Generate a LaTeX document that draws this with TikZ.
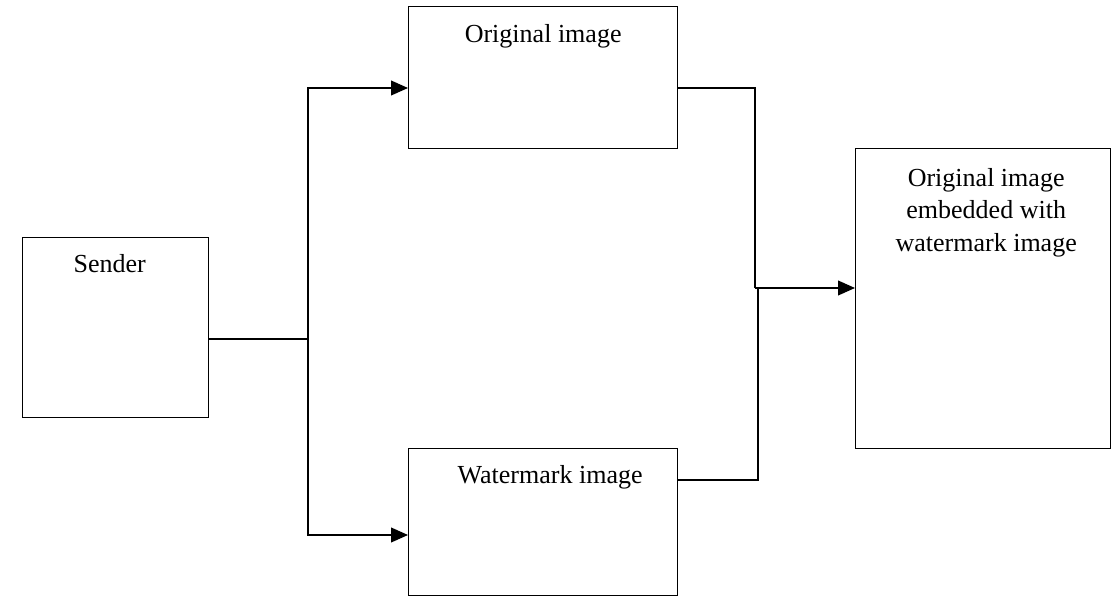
\documentclass[tikz,border=0pt]{standalone}
\usepackage{fontspec}
\setmainfont{Liberation Serif}
\usetikzlibrary{calc,positioning,arrows.meta}
\tikzstyle{blk}=[draw,line width=0.9pt,inner sep=0,anchor=north west]
\tikzstyle{wire}=[line width=0.9pt]
\tikzstyle{feed}=[wire,-{Triangle[length=12pt,width=10.5pt]}]
\tikzstyle{caption}=[font=\fontsize{18.5}{23}\selectfont,inner sep=0,align=center]

\begin{document}
\begin{tikzpicture}[x=0.025cm,y=-0.025cm]
    \useasboundingbox (0,0) rectangle (1112,597);

    \node [blk,minimum width=4.65cm,minimum height=4.5cm] (sender) at (22,237) {};
    \node [blk,minimum width=6.725cm,minimum height=3.55cm] (orig) at (408,6) {};
    \node [blk,minimum width=6.725cm,minimum height=3.675cm] (wm) at (408,448) {};
    \node [blk,minimum width=6.375cm,minimum height=7.5cm] (result) at (855,148) {};

    % texts
    \node [caption,anchor=base] (sendertxt) at ($(sender.north)+(-6,36)$) {Sender};
    \node [caption,anchor=base] (origtxt) at ($(orig.north)+(0,37)$) {Original image};
    \node [caption,anchor=base] (wmtxt) at ($(wm.north)+(7,35)$) {Watermark image};
    \node [caption,anchor=north] (resulttxt) at ($(result.north)+(3,20)$)
      {Original image\\embedded with\\watermark image};

    % wiring
    \coordinate (fork) at (308,339);
    \coordinate (merge) at (755,288);
    \draw [wire] (sender.east |- fork) -- (fork);
    \draw [feed] (fork) |- ($(orig.north west)+(0,82)$);
    \draw [feed] (fork) |- ($(wm.north west)+(0,87)$);
    \draw [wire] ($(orig.north east)+(0,82)$) -| (merge);
    \draw [wire] ($(wm.north east)+(0,32)$) -| ($(merge)+(3,0)$);
    \draw [feed] (merge) -- (merge -| result.west);
  \end{tikzpicture}
\end{document}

Directive: Take the material above from its first line through the line holding "(0,0) rectangle (1112,597);" and set it down exactly, without the pictures.

Response below:
Generate a LaTeX document that draws this with TikZ.
\documentclass[tikz,border=0pt]{standalone}
\usepackage{fontspec}
\setmainfont{Liberation Serif}
\usetikzlibrary{calc,positioning,arrows.meta}
\tikzstyle{blk}=[draw,line width=0.9pt,inner sep=0,anchor=north west]
\tikzstyle{wire}=[line width=0.9pt]
\tikzstyle{feed}=[wire,-{Triangle[length=12pt,width=10.5pt]}]
\tikzstyle{caption}=[font=\fontsize{18.5}{23}\selectfont,inner sep=0,align=center]

\begin{document}
\begin{tikzpicture}[x=0.025cm,y=-0.025cm]
    \useasboundingbox (0,0) rectangle (1112,597);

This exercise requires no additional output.